My first reaction to viewing the trailer (above), then the full documentary, The Magic Pill, was surprise and gratitude that—finally—somebody got the dietary message right.
This isn’t the usual semi-scientific misinterpretation that dominates food documentaries nor a misinformed defense of the status quo. Weaving together a story from varied sources such as journalist, Nina Teicholz, for instance, to recount how the “science” of low-fat nutrition gained traction but was little more than misinterpretation and misrepresentation. Or author and former vegan, Lierre Keith, and organic farmer, Joel Salatin, to provide insights into genuine sustainability and the circle of interdependence among animals, plants, and earth. Or author Nora Gedgaudas to provide the long-term anthropological perspective and the dietary lessons it can yield. Put it all together, combined with chronicles of several impressive and heartwarming health turnarounds unfolding after only several weeks of dietary change (including transformations of two children with autistic spectrum disorder) and the end-result is an enlightening and persuasive illustration of the power of clear thinking on nutrition. I hope that The Magic Pill will serve as a sobering slap to help viewers shake off the uncertainties that come from hearing so many conflicting dietary views.
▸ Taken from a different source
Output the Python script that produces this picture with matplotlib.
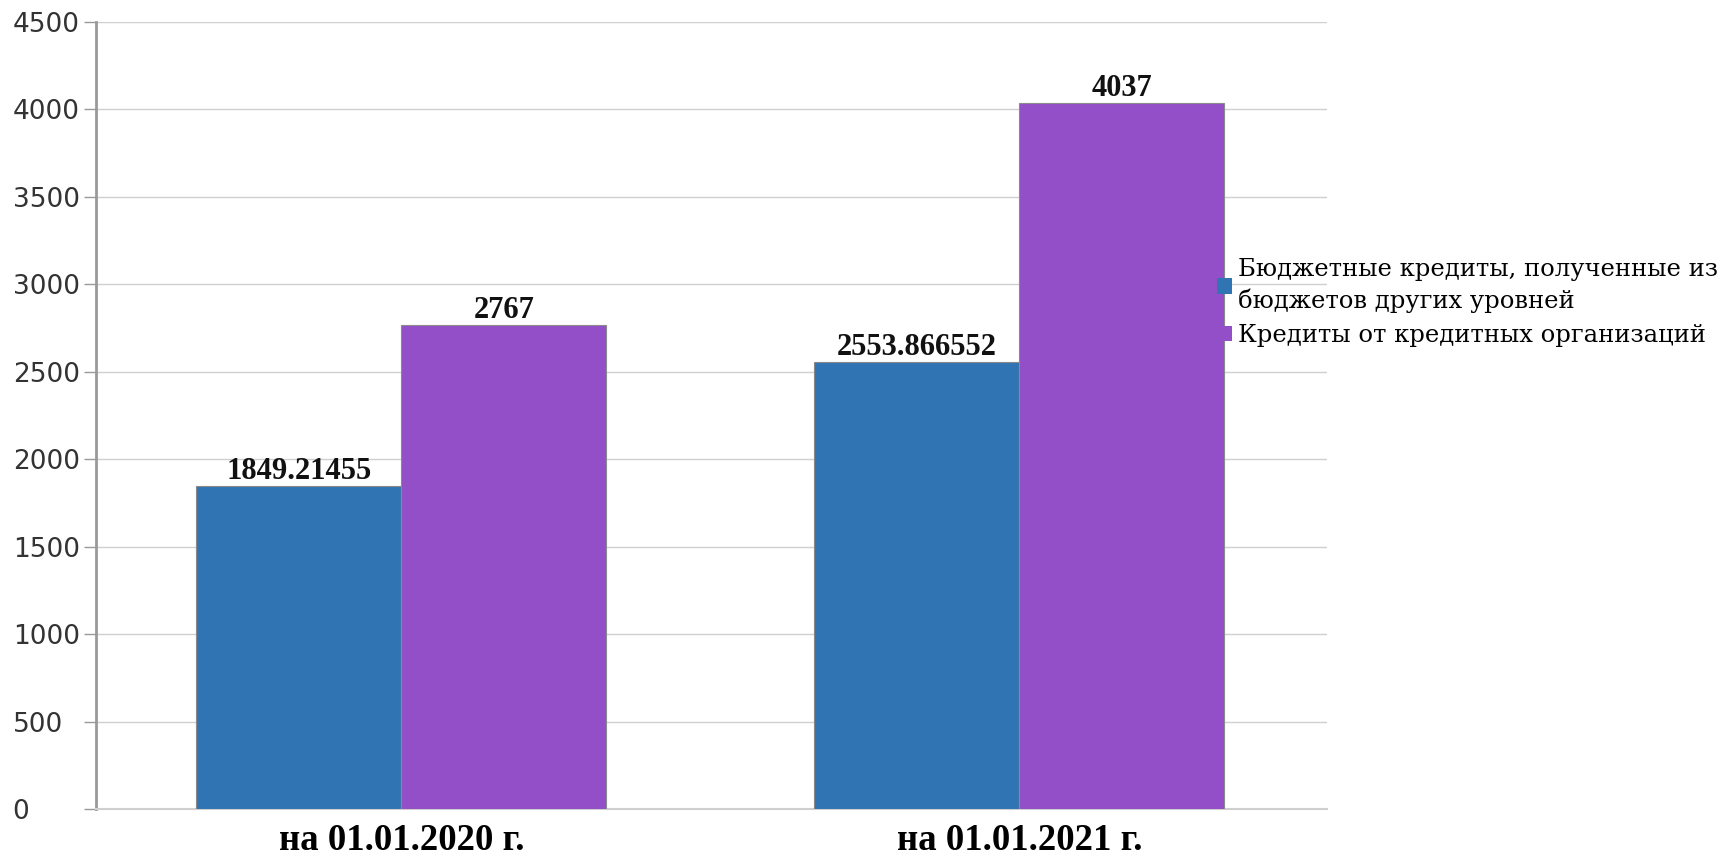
import matplotlib
matplotlib.use("Agg")
import matplotlib.pyplot as plt
import numpy as np
from matplotlib.patches import Patch

datas = ["на 01.01.2020 г.", "на 01.01.2021 г."]
bud_kreditos = [1849.21455, 2553.866552]
kred_org = [2767, 4037]
rotulos_bud = ["1849.21455", "2553.866552"]
rotulos_org = ["2767", "4037"]
legendas = ["Бюджетные кредиты, полученные из\nбюджетов других уровней",
            "Кредиты от кредитных организаций"]
cores = ["#3174b4", "#934fc8"]
marcas_y = np.arange(0, 4501, 500)

fig = plt.figure(figsize=(17.17, 8.59), dpi=100)
ax = fig.add_axes([0.0559, 0.0582, 0.7170, 0.9162])

x = np.arange(len(datas))
largura = 0.332

barras1 = ax.bar(x - largura / 2, bud_kreditos, width=largura, color=cores[0],
                 edgecolor="#8a8a8a", linewidth=0.8, zorder=3)
barras2 = ax.bar(x + largura / 2, kred_org, width=largura, color=cores[1],
                 edgecolor="#8a8a8a", linewidth=0.8, zorder=3)

ax.bar_label(barras1, labels=rotulos_bud, padding=0, fontsize=22,
             fontweight="bold", family="Liberation Serif", color="#111111")
ax.bar_label(barras2, labels=rotulos_org, padding=0, fontsize=22,
             fontweight="bold", family="Liberation Serif", color="#111111")

ax.set_xlim(-0.494, 1.498)
ax.set_ylim(0, 4500)
ax.set_yticks(marcas_y)
ax.set_yticklabels([str(v) for v in marcas_y], family="DejaVu Sans", fontsize=19, color="#333333")
# no original os rotulos do eixo y ficam alinhados a esquerda
for rotulo in ax.get_yticklabels():
    rotulo.set_horizontalalignment("left")
ax.set_xticks(x)
ax.set_xticklabels(datas, family="Liberation Serif", fontweight="bold", fontsize=26.5)
ax.tick_params(axis="x", length=0, pad=10)
ax.tick_params(axis="y", length=9, width=1, color="#999999", pad=51)

ax.grid(axis="y", color="#cfcfcf", linewidth=1, zorder=0)
ax.set_axisbelow(True)
for lado in ["top", "right"]:
    ax.spines[lado].set_visible(False)
ax.spines["left"].set_color("#999999")
ax.spines["left"].set_linewidth(2)
ax.spines["bottom"].set_color("#cfcfcf")
ax.spines["bottom"].set_linewidth(1.5)

alcas = [Patch(facecolor=cores[0]), Patch(facecolor=cores[1])]
leg = fig.legend(alcas, legendas, loc="center left", bbox_to_anchor=(0.709, 0.648),
                 frameon=False, prop={"family": "DejaVu Serif", "size": 17.5},
                 handlelength=0.6, handleheight=0.6, handletextpad=0.25,
                 borderpad=0, borderaxespad=0, labelspacing=0.45)
for t in leg.get_texts():
    t.set_linespacing(1.4)

fig.savefig("out.png", dpi=100)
Filmmakers Rob Tate and Pete Evans deliver a clear and powerful message. There are few messages as necessary and prescriptive as the one they convey in Magic Pill. In the U.S. alone, we suffer a daily barrage of TV and print advertising from the food and now the pharmaceutical industries—because the wrong message is highly profitable. My hope is that, the more people who view this film, the more will join the movement to take back individual control over health and disengage from the predatory disinformation campaign of these industries.
Fighting the disinformation campaign of industry is going to occupy us for many decades. It has gotten so bad in the U.S. that mainstream weight loss and nutrition programs are clueless and actually contribute to disease, direct-to-consumer drug ads now dominate advertising revenues and thereby make network and cable TV resistant to airing ANY opinions that might antagonize Big Pharma. Network and cable TV are more about supporting their advertisers than providing real discussion and objective reporting. It means that efforts like The Magic Pill and social media are going to be the only outlets we have to disseminate messages contrary to the mainstream media marketing message.
Not unexpectedly, and much to my delight, release of the film in Australia in late 2017 sparked outrage from defenders of the dietary low-fat status quo, such as Australian Medical Association president Michael Gannon, who lamented that “elements of the discussion are just plain hurtful, harmful and mean.” I hope that The Magic Pill is as hurtful and mean among as many people as possible, but provocative and thought-provoking enough to have people question the absurd dietary message that prevails today.